Dataset section:
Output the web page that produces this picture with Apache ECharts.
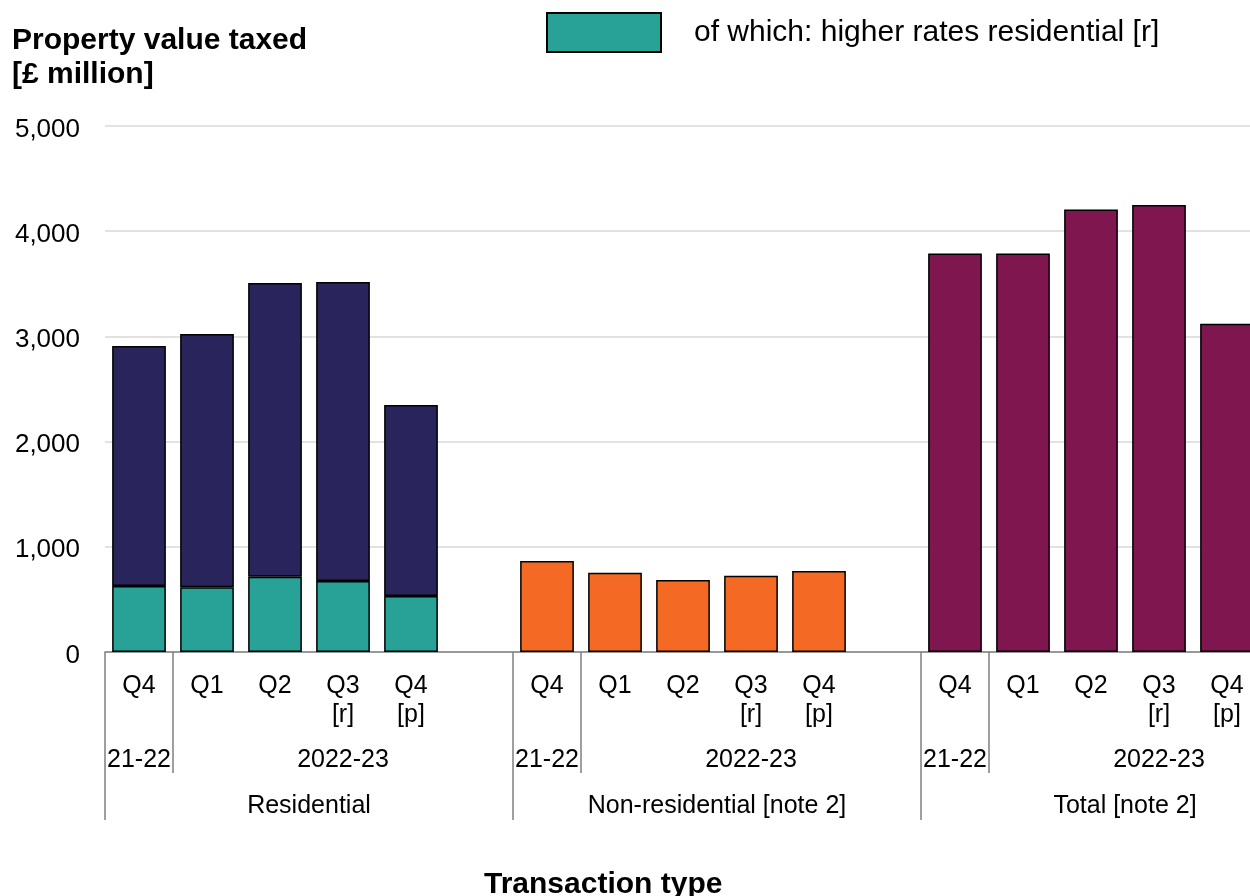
<!DOCTYPE html>
<html><head><meta charset="utf-8">
<script src="https://cdn.jsdelivr.net/npm/echarts@6/dist/echarts.min.js"></script>
<style>html,body{margin:0;padding:0;background:#fff}#c{width:1250px;height:896px}</style></head>
<body><div id="c"></div>
<script>
const quarterLabels = ['Q4', 'Q1', 'Q2', 'Q3\n[r]', 'Q4\n[p]', ''];
const groupNames = ['Residential', 'Non-residential [note 2]', 'Total [note 2]'];
const yearLabels = ['21-22', '2022-23'];
const residentialTotal = [2909, 3023, 3508, 3517, 2348];
const higherRates = [627, 615, 716, 675, 532];
const nonResidential = [865, 754, 684, 725, 770];
const totalValue = [3788, 3788, 4206, 4249, 3121];
const yMax = 5000;
const yStep = 1000;

const FONT = '"Liberation Sans", Arial, sans-serif';
const nGroups = groupNames.length;
const slotsPerGroup = quarterLabels.length;
const nSlots = nGroups * slotsPerGroup;

const categories = [];
for (let g = 0; g < nGroups; g++) quarterLabels.forEach(q => categories.push(q));

const yearCats = new Array(nSlots).fill('');
for (let g = 0; g < nGroups; g++) {
  yearCats[g * slotsPerGroup] = yearLabels[0];
  yearCats[g * slotsPerGroup + 3] = yearLabels[1];
}
const groupCats = new Array(nSlots + 1).fill('');
for (let g = 0; g < nGroups; g++) groupCats[g * slotsPerGroup + 3] = groupNames[g];

function place(values, g) {
  const out = new Array(nSlots).fill('-');
  values.forEach((v, i) => { out[g * slotsPerGroup + i] = v; });
  return out;
}
const restResidential = residentialTotal.map((v, i) => v - higherRates[i]);

const border = { borderColor: '#000', borderWidth: 1.5 };
const gray = '#808080';

const chart = echarts.init(document.getElementById('c'), null, { renderer: 'canvas' });
chart.setOption({
  animation: false,
  textStyle: { fontFamily: FONT },
  title: [
    { text: 'Property value taxed\n[£ million]', left: 12, top: 24, padding: 0,
      textStyle: { fontFamily: FONT, fontSize: 30, fontWeight: 'bold', color: '#000', lineHeight: 34 } },
    { text: 'Transaction type', left: 484, top: 870, padding: 0,
      textStyle: { fontFamily: FONT, fontSize: 30, fontWeight: 'bold', color: '#000' } }
  ],
  legend: {
    left: 546, top: 12, padding: 0, itemWidth: 114, itemHeight: 39, icon: 'rect',
    data: ['of which: higher rates residential [r]'],
    textStyle: { fontFamily: FONT, fontSize: 30, color: '#000', padding: [0, 0, 0, 28] }
  },
  grid: { left: 105, top: 126, bottom: 244, right: -79, outerBoundsMode: 'none', containLabel: false },
  xAxis: [
    { type: 'category', data: categories, position: 'bottom',
      axisLine: { lineStyle: { color: gray, width: 1.5 } },
      axisTick: { show: false },
      axisLabel: { interval: 0, fontSize: 25, lineHeight: 29, margin: 20, color: '#000', fontFamily: FONT } },
    { type: 'category', data: yearCats, position: 'bottom',
      axisLine: { show: false },
      axisTick: { show: true, length: 121, interval: (i) => i % slotsPerGroup === 1, lineStyle: { color: gray, width: 1.5 } },
      axisLabel: { interval: 0, fontSize: 25, margin: 96, color: '#000', fontFamily: FONT } },
    { type: 'category', data: groupCats, position: 'bottom', boundaryGap: false,
      axisLine: { show: false },
      axisTick: { show: true, length: 168, interval: (i) => i % slotsPerGroup === 0, lineStyle: { color: gray, width: 1.5 } },
      axisLabel: { interval: 0, fontSize: 25, margin: 142, color: '#000', fontFamily: FONT } }
  ],
  yAxis: {
    type: 'value', min: 0, max: yMax, interval: yStep,
    axisLine: { show: false }, axisTick: { show: false },
    splitLine: { lineStyle: { color: '#d9d9d9', width: 1.5 } },
    axisLabel: { fontSize: 26, margin: 25, color: '#000', fontFamily: FONT, verticalAlign: 'top', lineHeight: 7,
      formatter: v => v.toLocaleString('en-GB') }
  },
  series: [
    { name: 'of which: higher rates residential [r]', type: 'bar', stack: 'res', xAxisIndex: 0,
      data: place(higherRates, 0), barCategoryGap: '21%', barGap: '-100%',
      itemStyle: Object.assign({ color: '#28a197' }, border) },
    { name: 'Residential other', type: 'bar', stack: 'res', xAxisIndex: 0,
      data: place(restResidential, 0), barCategoryGap: '21%', barGap: '-100%',
      itemStyle: Object.assign({ color: '#29245c' }, border) },
    { name: 'Non-residential', type: 'bar', xAxisIndex: 0,
      data: place(nonResidential, 1), barCategoryGap: '21%', barGap: '-100%',
      itemStyle: Object.assign({ color: '#f46a25' }, border) },
    { name: 'Total', type: 'bar', xAxisIndex: 0,
      data: place(totalValue, 2), barCategoryGap: '21%', barGap: '-100%',
      itemStyle: Object.assign({ color: '#801650' }, border) }
  ]
});
</script></body></html>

Objective: Write out each line of the data exactly; the images should be left out.

Result for this task:
Output the web page that produces this picture with Apache ECharts.
<!DOCTYPE html>
<html><head><meta charset="utf-8">
<script src="https://cdn.jsdelivr.net/npm/echarts@6/dist/echarts.min.js"></script>
<style>html,body{margin:0;padding:0;background:#fff}#c{width:1250px;height:896px}</style></head>
<body><div id="c"></div>
<script>
const quarterLabels = ['Q4', 'Q1', 'Q2', 'Q3\n[r]', 'Q4\n[p]', ''];
const groupNames = ['Residential', 'Non-residential [note 2]', 'Total [note 2]'];
const yearLabels = ['21-22', '2022-23'];
const residentialTotal = [2909, 3023, 3508, 3517, 2348];
const higherRates = [627, 615, 716, 675, 532];
const nonResidential = [865, 754, 684, 725, 770];
const totalValue = [3788, 3788, 4206, 4249, 3121];
const yMax = 5000;
const yStep = 1000;

const FONT = '"Liberation Sans", Arial, sans-serif';
const nGroups = groupNames.length;
const slotsPerGroup = quarterLabels.length;
const nSlots = nGroups * slotsPerGroup;

const categories = [];
for (let g = 0; g < nGroups; g++) quarterLabels.forEach(q => categories.push(q));

const yearCats = new Array(nSlots).fill('');
for (let g = 0; g < nGroups; g++) {
  yearCats[g * slotsPerGroup] = yearLabels[0];
  yearCats[g * slotsPerGroup + 3] = yearLabels[1];
}
const groupCats = new Array(nSlots + 1).fill('');
for (let g = 0; g < nGroups; g++) groupCats[g * slotsPerGroup + 3] = groupNames[g];

function place(values, g) {
  const out = new Array(nSlots).fill('-');
  values.forEach((v, i) => { out[g * slotsPerGroup + i] = v; });
  return out;
}
const restResidential = residentialTotal.map((v, i) => v - higherRates[i]);

const border = { borderColor: '#000', borderWidth: 1.5 };
const gray = '#808080';

const chart = echarts.init(document.getElementById('c'), null, { renderer: 'canvas' });
chart.setOption({
  animation: false,
  textStyle: { fontFamily: FONT },
  title: [
    { text: 'Property value taxed\n[£ million]', left: 12, top: 24, padding: 0,
      textStyle: { fontFamily: FONT, fontSize: 30, fontWeight: 'bold', color: '#000', lineHeight: 34 } },
    { text: 'Transaction type', left: 484, top: 870, padding: 0,
      textStyle: { fontFamily: FONT, fontSize: 30, fontWeight: 'bold', color: '#000' } }
  ],
  legend: {
    left: 546, top: 12, padding: 0, itemWidth: 114, itemHeight: 39, icon: 'rect',
    data: ['of which: higher rates residential [r]'],
    textStyle: { fontFamily: FONT, fontSize: 30, color: '#000', padding: [0, 0, 0, 28] }
  },
  grid: { left: 105, top: 126, bottom: 244, right: -79, outerBoundsMode: 'none', containLabel: false },
  xAxis: [
    { type: 'category', data: categories, position: 'bottom',
      axisLine: { lineStyle: { color: gray, width: 1.5 } },
      axisTick: { show: false },
      axisLabel: { interval: 0, fontSize: 25, lineHeight: 29, margin: 20, color: '#000', fontFamily: FONT } },
    { type: 'category', data: yearCats, position: 'bottom',
      axisLine: { show: false },
      axisTick: { show: true, length: 121, interval: (i) => i % slotsPerGroup === 1, lineStyle: { color: gray, width: 1.5 } },
      axisLabel: { interval: 0, fontSize: 25, margin: 96, color: '#000', fontFamily: FONT } },
    { type: 'category', data: groupCats, position: 'bottom', boundaryGap: false,
      axisLine: { show: false },
      axisTick: { show: true, length: 168, interval: (i) => i % slotsPerGroup === 0, lineStyle: { color: gray, width: 1.5 } },
      axisLabel: { interval: 0, fontSize: 25, margin: 142, color: '#000', fontFamily: FONT } }
  ],
  yAxis: {
    type: 'value', min: 0, max: yMax, interval: yStep,
    axisLine: { show: false }, axisTick: { show: false },
    splitLine: { lineStyle: { color: '#d9d9d9', width: 1.5 } },
    axisLabel: { fontSize: 26, margin: 25, color: '#000', fontFamily: FONT, verticalAlign: 'top', lineHeight: 7,
      formatter: v => v.toLocaleString('en-GB') }
  },
  series: [
    { name: 'of which: higher rates residential [r]', type: 'bar', stack: 'res', xAxisIndex: 0,
      data: place(higherRates, 0), barCategoryGap: '21%', barGap: '-100%',
      itemStyle: Object.assign({ color: '#28a197' }, border) },
    { name: 'Residential other', type: 'bar', stack: 'res', xAxisIndex: 0,
      data: place(restResidential, 0), barCategoryGap: '21%', barGap: '-100%',
      itemStyle: Object.assign({ color: '#29245c' }, border) },
    { name: 'Non-residential', type: 'bar', xAxisIndex: 0,
      data: place(nonResidential, 1), barCategoryGap: '21%', barGap: '-100%',
      itemStyle: Object.assign({ color: '#f46a25' }, border) },
    { name: 'Total', type: 'bar', xAxisIndex: 0,
      data: place(totalValue, 2), barCategoryGap: '21%', barGap: '-100%',
      itemStyle: Object.assign({ color: '#801650' }, border) }
  ]
});
</script></body></html>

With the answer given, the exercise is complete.